→ **Goal**
Quote every line as given.

→ **Given data**
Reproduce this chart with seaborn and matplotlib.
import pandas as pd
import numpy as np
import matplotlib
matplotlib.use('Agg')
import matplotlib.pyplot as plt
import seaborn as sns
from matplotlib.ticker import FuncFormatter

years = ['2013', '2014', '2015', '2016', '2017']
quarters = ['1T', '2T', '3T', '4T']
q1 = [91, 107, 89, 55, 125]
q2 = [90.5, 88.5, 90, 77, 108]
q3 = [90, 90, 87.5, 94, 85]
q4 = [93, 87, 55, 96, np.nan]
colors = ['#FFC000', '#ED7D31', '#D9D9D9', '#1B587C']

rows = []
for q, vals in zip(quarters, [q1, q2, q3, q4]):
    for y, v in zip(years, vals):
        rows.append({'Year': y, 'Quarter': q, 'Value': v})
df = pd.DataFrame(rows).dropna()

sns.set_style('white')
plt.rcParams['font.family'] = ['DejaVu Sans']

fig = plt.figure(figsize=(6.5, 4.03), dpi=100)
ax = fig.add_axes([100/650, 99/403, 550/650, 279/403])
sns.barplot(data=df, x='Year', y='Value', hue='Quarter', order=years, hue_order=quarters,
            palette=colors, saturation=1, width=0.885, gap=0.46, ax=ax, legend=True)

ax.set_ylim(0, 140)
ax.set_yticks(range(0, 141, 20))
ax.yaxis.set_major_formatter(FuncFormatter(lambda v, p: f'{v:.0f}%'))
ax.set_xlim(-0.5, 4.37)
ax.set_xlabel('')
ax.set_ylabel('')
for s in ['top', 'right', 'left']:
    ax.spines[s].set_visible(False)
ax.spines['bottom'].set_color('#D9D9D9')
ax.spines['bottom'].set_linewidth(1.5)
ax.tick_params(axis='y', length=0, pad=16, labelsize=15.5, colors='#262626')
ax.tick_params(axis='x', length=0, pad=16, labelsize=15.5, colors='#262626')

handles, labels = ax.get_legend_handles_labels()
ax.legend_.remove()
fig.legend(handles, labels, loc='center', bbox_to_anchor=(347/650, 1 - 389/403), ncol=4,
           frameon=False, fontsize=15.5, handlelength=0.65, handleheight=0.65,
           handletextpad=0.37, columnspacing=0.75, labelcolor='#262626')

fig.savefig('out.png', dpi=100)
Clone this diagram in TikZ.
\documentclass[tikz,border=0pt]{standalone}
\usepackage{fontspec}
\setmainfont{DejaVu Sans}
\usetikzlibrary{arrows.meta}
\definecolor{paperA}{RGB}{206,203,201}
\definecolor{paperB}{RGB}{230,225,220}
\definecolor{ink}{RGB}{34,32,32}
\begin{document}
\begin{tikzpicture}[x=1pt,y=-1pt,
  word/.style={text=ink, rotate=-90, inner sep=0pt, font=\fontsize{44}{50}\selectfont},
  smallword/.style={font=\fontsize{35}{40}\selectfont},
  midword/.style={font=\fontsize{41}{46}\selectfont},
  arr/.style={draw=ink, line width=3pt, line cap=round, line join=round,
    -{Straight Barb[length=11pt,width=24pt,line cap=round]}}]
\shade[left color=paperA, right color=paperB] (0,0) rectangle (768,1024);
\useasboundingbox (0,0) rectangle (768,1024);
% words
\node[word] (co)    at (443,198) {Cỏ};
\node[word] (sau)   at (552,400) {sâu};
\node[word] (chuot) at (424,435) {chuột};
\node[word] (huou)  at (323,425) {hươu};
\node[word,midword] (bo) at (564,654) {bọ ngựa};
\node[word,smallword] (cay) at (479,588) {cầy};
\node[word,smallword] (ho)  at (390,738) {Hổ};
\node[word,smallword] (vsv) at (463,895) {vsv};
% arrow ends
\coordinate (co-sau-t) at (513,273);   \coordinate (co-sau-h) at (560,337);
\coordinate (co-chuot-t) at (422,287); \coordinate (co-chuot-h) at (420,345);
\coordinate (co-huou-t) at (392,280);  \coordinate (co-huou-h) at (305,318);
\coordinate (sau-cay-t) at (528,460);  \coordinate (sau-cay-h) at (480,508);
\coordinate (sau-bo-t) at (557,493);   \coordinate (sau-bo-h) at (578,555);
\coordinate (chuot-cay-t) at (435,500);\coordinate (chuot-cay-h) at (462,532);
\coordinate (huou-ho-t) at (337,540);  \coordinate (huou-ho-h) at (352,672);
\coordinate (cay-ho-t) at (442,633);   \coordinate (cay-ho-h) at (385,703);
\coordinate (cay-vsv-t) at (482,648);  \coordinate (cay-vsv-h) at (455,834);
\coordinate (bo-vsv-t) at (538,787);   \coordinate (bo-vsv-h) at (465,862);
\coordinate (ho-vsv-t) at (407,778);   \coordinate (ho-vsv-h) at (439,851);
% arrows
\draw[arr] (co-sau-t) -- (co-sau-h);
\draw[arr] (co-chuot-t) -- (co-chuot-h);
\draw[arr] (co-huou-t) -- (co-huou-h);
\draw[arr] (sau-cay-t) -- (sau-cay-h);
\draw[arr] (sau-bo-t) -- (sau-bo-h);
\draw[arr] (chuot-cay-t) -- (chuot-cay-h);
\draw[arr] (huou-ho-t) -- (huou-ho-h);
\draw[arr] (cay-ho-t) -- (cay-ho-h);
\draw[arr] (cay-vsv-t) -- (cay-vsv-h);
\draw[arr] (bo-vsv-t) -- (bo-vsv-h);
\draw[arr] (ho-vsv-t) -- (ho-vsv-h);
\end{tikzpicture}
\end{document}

→ **Response**
Reproduce this chart with seaborn and matplotlib.
import pandas as pd
import numpy as np
import matplotlib
matplotlib.use('Agg')
import matplotlib.pyplot as plt
import seaborn as sns
from matplotlib.ticker import FuncFormatter

years = ['2013', '2014', '2015', '2016', '2017']
quarters = ['1T', '2T', '3T', '4T']
q1 = [91, 107, 89, 55, 125]
q2 = [90.5, 88.5, 90, 77, 108]
q3 = [90, 90, 87.5, 94, 85]
q4 = [93, 87, 55, 96, np.nan]
colors = ['#FFC000', '#ED7D31', '#D9D9D9', '#1B587C']

rows = []
for q, vals in zip(quarters, [q1, q2, q3, q4]):
    for y, v in zip(years, vals):
        rows.append({'Year': y, 'Quarter': q, 'Value': v})
df = pd.DataFrame(rows).dropna()

sns.set_style('white')
plt.rcParams['font.family'] = ['DejaVu Sans']

fig = plt.figure(figsize=(6.5, 4.03), dpi=100)
ax = fig.add_axes([100/650, 99/403, 550/650, 279/403])
sns.barplot(data=df, x='Year', y='Value', hue='Quarter', order=years, hue_order=quarters,
            palette=colors, saturation=1, width=0.885, gap=0.46, ax=ax, legend=True)

ax.set_ylim(0, 140)
ax.set_yticks(range(0, 141, 20))
ax.yaxis.set_major_formatter(FuncFormatter(lambda v, p: f'{v:.0f}%'))
ax.set_xlim(-0.5, 4.37)
ax.set_xlabel('')
ax.set_ylabel('')
for s in ['top', 'right', 'left']:
    ax.spines[s].set_visible(False)
ax.spines['bottom'].set_color('#D9D9D9')
ax.spines['bottom'].set_linewidth(1.5)
ax.tick_params(axis='y', length=0, pad=16, labelsize=15.5, colors='#262626')
ax.tick_params(axis='x', length=0, pad=16, labelsize=15.5, colors='#262626')

handles, labels = ax.get_legend_handles_labels()
ax.legend_.remove()
fig.legend(handles, labels, loc='center', bbox_to_anchor=(347/650, 1 - 389/403), ncol=4,
           frameon=False, fontsize=15.5, handlelength=0.65, handleheight=0.65,
           handletextpad=0.37, columnspacing=0.75, labelcolor='#262626')

fig.savefig('out.png', dpi=100)
Clone this diagram in TikZ.
\documentclass[tikz,border=0pt]{standalone}
\usepackage{fontspec}
\setmainfont{DejaVu Sans}
\usetikzlibrary{arrows.meta}
\definecolor{paperA}{RGB}{206,203,201}
\definecolor{paperB}{RGB}{230,225,220}
\definecolor{ink}{RGB}{34,32,32}
\begin{document}
\begin{tikzpicture}[x=1pt,y=-1pt,
  word/.style={text=ink, rotate=-90, inner sep=0pt, font=\fontsize{44}{50}\selectfont},
  smallword/.style={font=\fontsize{35}{40}\selectfont},
  midword/.style={font=\fontsize{41}{46}\selectfont},
  arr/.style={draw=ink, line width=3pt, line cap=round, line join=round,
    -{Straight Barb[length=11pt,width=24pt,line cap=round]}}]
\shade[left color=paperA, right color=paperB] (0,0) rectangle (768,1024);
\useasboundingbox (0,0) rectangle (768,1024);
% words
\node[word] (co)    at (443,198) {Cỏ};
\node[word] (sau)   at (552,400) {sâu};
\node[word] (chuot) at (424,435) {chuột};
\node[word] (huou)  at (323,425) {hươu};
\node[word,midword] (bo) at (564,654) {bọ ngựa};
\node[word,smallword] (cay) at (479,588) {cầy};
\node[word,smallword] (ho)  at (390,738) {Hổ};
\node[word,smallword] (vsv) at (463,895) {vsv};
% arrow ends
\coordinate (co-sau-t) at (513,273);   \coordinate (co-sau-h) at (560,337);
\coordinate (co-chuot-t) at (422,287); \coordinate (co-chuot-h) at (420,345);
\coordinate (co-huou-t) at (392,280);  \coordinate (co-huou-h) at (305,318);
\coordinate (sau-cay-t) at (528,460);  \coordinate (sau-cay-h) at (480,508);
\coordinate (sau-bo-t) at (557,493);   \coordinate (sau-bo-h) at (578,555);
\coordinate (chuot-cay-t) at (435,500);\coordinate (chuot-cay-h) at (462,532);
\coordinate (huou-ho-t) at (337,540);  \coordinate (huou-ho-h) at (352,672);
\coordinate (cay-ho-t) at (442,633);   \coordinate (cay-ho-h) at (385,703);
\coordinate (cay-vsv-t) at (482,648);  \coordinate (cay-vsv-h) at (455,834);
\coordinate (bo-vsv-t) at (538,787);   \coordinate (bo-vsv-h) at (465,862);
\coordinate (ho-vsv-t) at (407,778);   \coordinate (ho-vsv-h) at (439,851);
% arrows
\draw[arr] (co-sau-t) -- (co-sau-h);
\draw[arr] (co-chuot-t) -- (co-chuot-h);
\draw[arr] (co-huou-t) -- (co-huou-h);
\draw[arr] (sau-cay-t) -- (sau-cay-h);
\draw[arr] (sau-bo-t) -- (sau-bo-h);
\draw[arr] (chuot-cay-t) -- (chuot-cay-h);
\draw[arr] (huou-ho-t) -- (huou-ho-h);
\draw[arr] (cay-ho-t) -- (cay-ho-h);
\draw[arr] (cay-vsv-t) -- (cay-vsv-h);
\draw[arr] (bo-vsv-t) -- (bo-vsv-h);
\draw[arr] (ho-vsv-t) -- (ho-vsv-h);
\end{tikzpicture}
\end{document}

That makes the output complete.